**DATA EXTRACT:**

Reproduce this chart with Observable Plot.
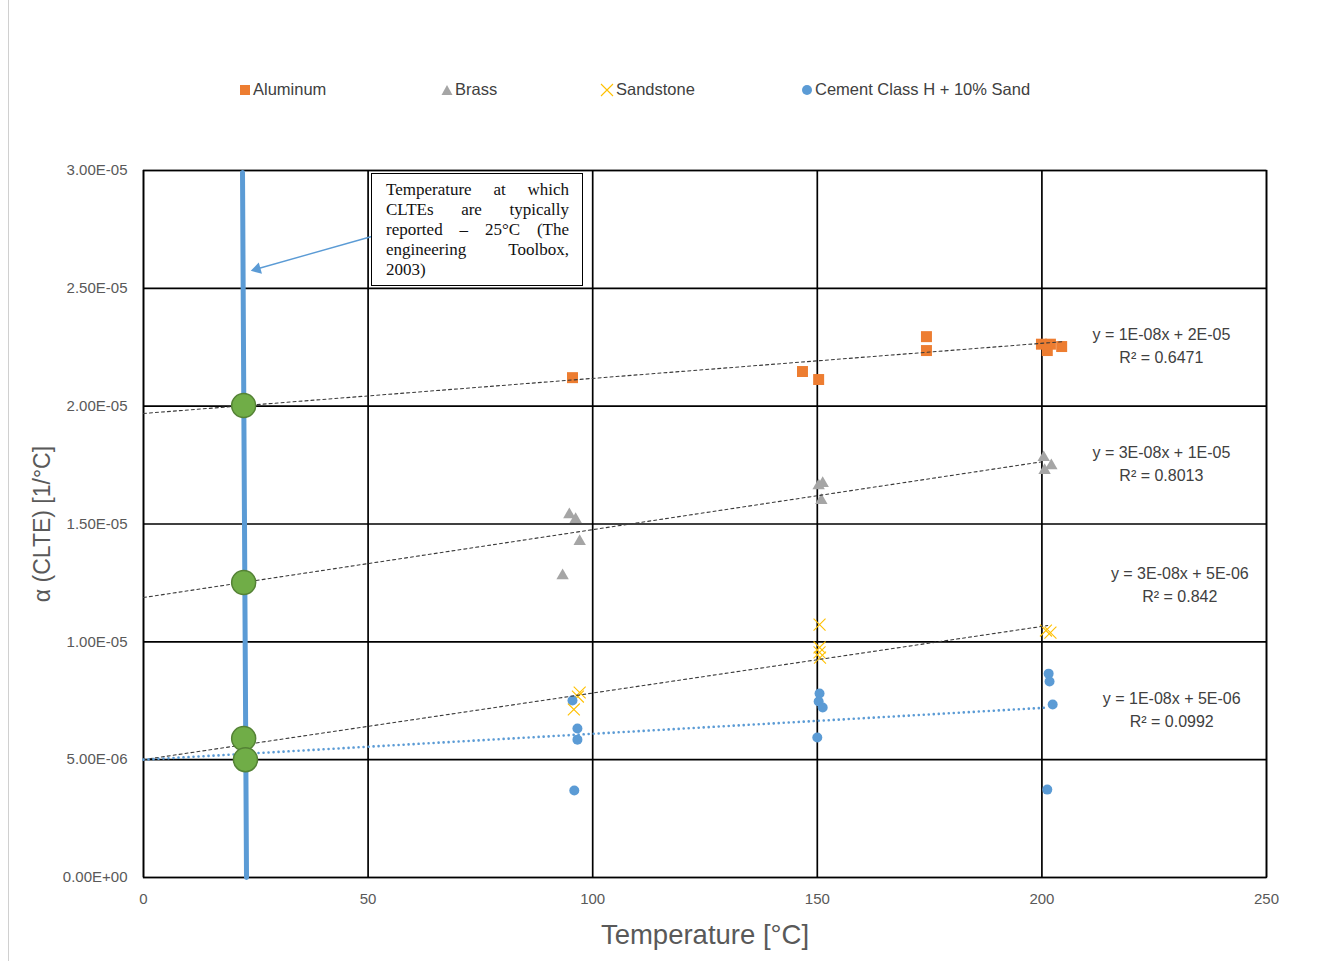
<!DOCTYPE html>
<html><head><meta charset="utf-8">
<script src="https://cdn.jsdelivr.net/npm/d3@7"></script>
<script src="https://cdn.jsdelivr.net/npm/@observablehq/plot@0.6"></script>
<style>
body{margin:0;background:#fff;}
#wrap{position:relative;width:1328px;height:961px;overflow:hidden;font-family:"Liberation Sans",Arial,sans-serif;}
#edge{position:absolute;left:8px;top:0;width:1px;height:961px;background:#d0d0d0;}
#legend{position:absolute;top:80px;left:0;width:1328px;height:22px;font-size:16.5px;color:#404040;}
.li{position:absolute;top:0;display:flex;align-items:center;white-space:nowrap;}
.li svg{margin-right:2px;}
#note{position:absolute;left:371px;top:173px;width:183px;height:99px;border:1px solid #000;background:#fff;
 padding:6px 13px 6px 14px;font-family:"Liberation Serif","Times New Roman",serif;font-size:17px;line-height:20px;color:#111;}
#note div{text-align:justify;text-align-last:justify;white-space:nowrap;}
#note div.last{text-align-last:left;}
</style></head><body>
<div id="wrap">
<div id="edge"></div>
<div id="legend"></div>
<div id="note"></div>
</div>
<script>
// ---- data ----
const seriesNames = ["Aluminum", "Brass", "Sandstone", "Cement Class H + 10% Sand"];
const seriesColors = ["#ed7d31", "#a5a5a5", "#ffc000", "#5b9bd5"];

const aluminumT = [95.5, 146.7, 150.3, 174.3, 174.3, 199.9, 201.9, 201.2, 204.4];
const aluminumA = [21.21e-6, 21.47e-6, 21.13e-6, 22.95e-6, 22.36e-6, 22.63e-6, 22.63e-6, 22.36e-6, 22.53e-6];

const brassT = [94.8, 96.2, 97.1, 93.3, 150.3, 151.2, 150.9, 200.4, 202.1, 200.6];
const brassA = [15.40e-6, 15.19e-6, 14.26e-6, 12.81e-6, 16.63e-6, 16.72e-6, 16.00e-6, 17.82e-6, 17.48e-6, 17.27e-6];

const sandstoneT = [96.7, 97.1, 95.8, 150.5, 150.5, 150.5, 150.6, 201.9, 200.9];
const sandstoneA = [7.68e-6, 7.85e-6, 7.13e-6, 10.73e-6, 9.76e-6, 9.55e-6, 9.33e-6, 10.39e-6, 10.48e-6];

const cementT = [95.5, 96.6, 96.6, 95.9, 150.5, 150.3, 151.2, 150.0, 201.5, 201.7, 202.4, 201.2];
const cementA = [7.51e-6, 6.32e-6, 5.85e-6, 3.69e-6, 7.81e-6, 7.47e-6, 7.21e-6, 5.94e-6, 8.65e-6, 8.32e-6, 7.34e-6, 3.73e-6];

// trend lines (as drawn in the reference, from T = 0 to the last point)
const trendIntercept = [19.69e-6, 11.88e-6, 5.0e-6, 5.0e-6];
const trendSlope = [0.01489e-6, 0.0288e-6, 0.02827e-6, 0.01098e-6];
const trendEnd = [204.8, 200.4, 201.3, 201.2];
const trendEquation = ["y = 1E-08x + 2E-05", "y = 3E-08x + 1E-05", "y = 3E-08x + 5E-06", "y = 1E-08x + 5E-06"];
const trendR2 = ["R² = 0.6471", "R² = 0.8013", "R² = 0.842", "R² = 0.0992"];
const labelT = [226.6, 226.6, 230.7, 228.9];
const labelA = [22.63e-6, 17.62e-6, 12.49e-6, 7.19e-6];

// reference temperature line and intersection markers
const refLineT = [22.04, 22.93];
const refLineA = [29.91e-6, 0];
const markT = [22.3, 22.3, 22.3, 22.7];
const markA = [20.03e-6, 12.52e-6, 5.9e-6, 5.0e-6];

// annotation arrow (tail at the note box, head near the reference line)
const arrowFrom = [50.8, 27.2e-6];
const arrowTo = [25.2, 25.82e-6];
const arrowHead = [25.3, 25.82e-6];
const noteLines = ["Temperature at which", "CLTEs are typically", "reported – 25°C (The", "engineering Toolbox,", "2003)"];

const xTicks = [0, 50, 100, 150, 200, 250];
const yTicks = [0, 5e-6, 1e-5, 1.5e-5, 2e-5, 2.5e-5, 3e-5];
const xTitle = "Temperature [°C]";
const yTitle = "α (CLTE) [1/°C]";

// ---- build tables ----
const zip = (T, A, s) => T.map((t, i) => ({t, a: A[i], s}));
const alData = zip(aluminumT, aluminumA, 0);
const brData = zip(brassT, brassA, 1);
const ssData = zip(sandstoneT, sandstoneA, 2);
const ceData = zip(cementT, cementA, 3);

const trend = seriesNames.flatMap((n, i) => [
  {s: i, t: 0, a: trendIntercept[i]},
  {s: i, t: trendEnd[i], a: trendIntercept[i] + trendSlope[i] * trendEnd[i]}
]);
const trendBlack = trend.filter(d => d.s < 3);
const trendBlue = trend.filter(d => d.s === 3);
const labels = seriesNames.map((n, i) => ({t: labelT[i], a: labelA[i], text: trendEquation[i] + "\n" + trendR2[i]}));
const refLine = refLineT.map((t, i) => ({t, a: refLineA[i]}));
const marks = markT.map((t, i) => ({t, a: markA[i]}));

const fmt = v => {
  if (v === 0) return "0.00E+00";
  const [m, e] = v.toExponential(2).split("e");
  const n = +e;
  return m + "E" + (n < 0 ? "-" : "+") + String(Math.abs(n)).padStart(2, "0");
};

const font = "Liberation Sans, Arial, sans-serif";
const chart = Plot.plot({
  width: 1328, height: 961,
  marginTop: 170, marginBottom: 84, marginLeft: 143, marginRight: 62,
  x: {domain: [0, 250]},
  y: {domain: [0, 3e-5]},
  style: {fontFamily: font, fontSize: "15px", color: "#595959", background: "transparent", overflow: "visible"},
  marks: [
    Plot.gridY(yTicks, {stroke: "#000", strokeOpacity: 1, strokeWidth: 1.7}),
    Plot.gridX(xTicks, {stroke: "#000", strokeOpacity: 1, strokeWidth: 1.7}),
    Plot.frame({stroke: "#000", strokeWidth: 1.4}),
    Plot.axisY(yTicks, {tickSize: 0, tickPadding: 16, tickFormat: fmt, label: null, fill: "#595959"}),
    Plot.axisX(xTicks, {tickSize: 0, tickPadding: 16, label: null, fill: "#595959"}),
    Plot.text([xTitle], {frameAnchor: "bottom", dy: 66, text: d => d, fontSize: 27.5, fill: "#595959"}),
    Plot.text([yTitle], {frameAnchor: "left", dx: -101, rotate: -90, textAnchor: "middle", text: d => d, fontSize: 23, fill: "#595959"}),
    Plot.dot(alData, {x: "t", y: "a", symbol: "square", r: 6.2, fill: seriesColors[0]}),
    Plot.dot(brData, {x: "t", y: "a", symbol: "triangle", r: 4.6, fill: seriesColors[1]}),
    Plot.dot(ssData, {x: "t", y: "a", symbol: "times", r: 5.5, stroke: seriesColors[2], strokeWidth: 1.1}),
    Plot.dot(ceData, {x: "t", y: "a", symbol: "circle", r: 5, fill: seriesColors[3]}),
    Plot.line(trendBlack, {x: "t", y: "a", z: "s", stroke: "#3a3a3a", strokeWidth: 1.1, strokeDasharray: "3,3"}),
    Plot.line(trendBlue, {x: "t", y: "a", stroke: "#5b9bd5", strokeWidth: 2.6, strokeDasharray: "0.01,5", strokeLinecap: "round"}),
    Plot.line(refLine, {x: "t", y: "a", stroke: "#5b9bd5", strokeWidth: 5}),
    Plot.dot(marks, {x: "t", y: "a", r: 12, fill: "#70ad47", stroke: "#548235", strokeWidth: 1.5}),
    Plot.link([{x1: arrowFrom[0], y1: arrowFrom[1], x2: arrowTo[0], y2: arrowTo[1]}],
      {x1: "x1", y1: "y1", x2: "x2", y2: "y2", stroke: "#5b9bd5", strokeWidth: 1.4}),
    Plot.dot([{t: arrowHead[0], a: arrowHead[1]}], {x: "t", y: "a", symbol: "triangle", r: 4.3, rotate: -106, fill: "#5b9bd5"}),
    Plot.text(labels, {x: "t", y: "a", text: "text", fontSize: 16, lineHeight: 1.45, fill: "#404040", textAnchor: "middle"})
  ]
});
chart.style.position = "absolute";
chart.style.left = "0px";
chart.style.top = "0px";
const wrap = document.getElementById("wrap");
wrap.insertBefore(chart, document.getElementById("legend"));

// legend
const legendX = [239, 441, 600, 801];
const icon = i => {
  const c = seriesColors[i];
  if (i === 0) return `<svg width="12" height="12"><rect x="1" y="1" width="10" height="10" fill="${c}"/></svg>`;
  if (i === 1) return `<svg width="12" height="12"><path d="M6 1 L11.5 11 L0.5 11 Z" fill="${c}"/></svg>`;
  if (i === 2) return `<svg width="14" height="14"><path d="M1 1 L13 13 M13 1 L1 13" stroke="${c}" stroke-width="1.1"/></svg>`;
  return `<svg width="12" height="12"><circle cx="6" cy="6" r="5" fill="${c}"/></svg>`;
};
const legend = document.getElementById("legend");
seriesNames.forEach((n, i) => {
  const el = document.createElement("div");
  el.className = "li";
  el.style.left = legendX[i] + "px";
  el.innerHTML = icon(i) + `<span>${n}</span>`;
  legend.appendChild(el);
});

// annotation note
const note = document.getElementById("note");
noteLines.forEach((l, i) => {
  const d = document.createElement("div");
  d.textContent = l;
  if (i === noteLines.length - 1) d.className = "last";
  note.appendChild(d);
});
</script>
</body></html>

**OBJECTIVE:**
Check each line of the data above for the word "chart", then state how many lines have it. Give the number alone.

**SOLUTION FOR THIS TASK:**
6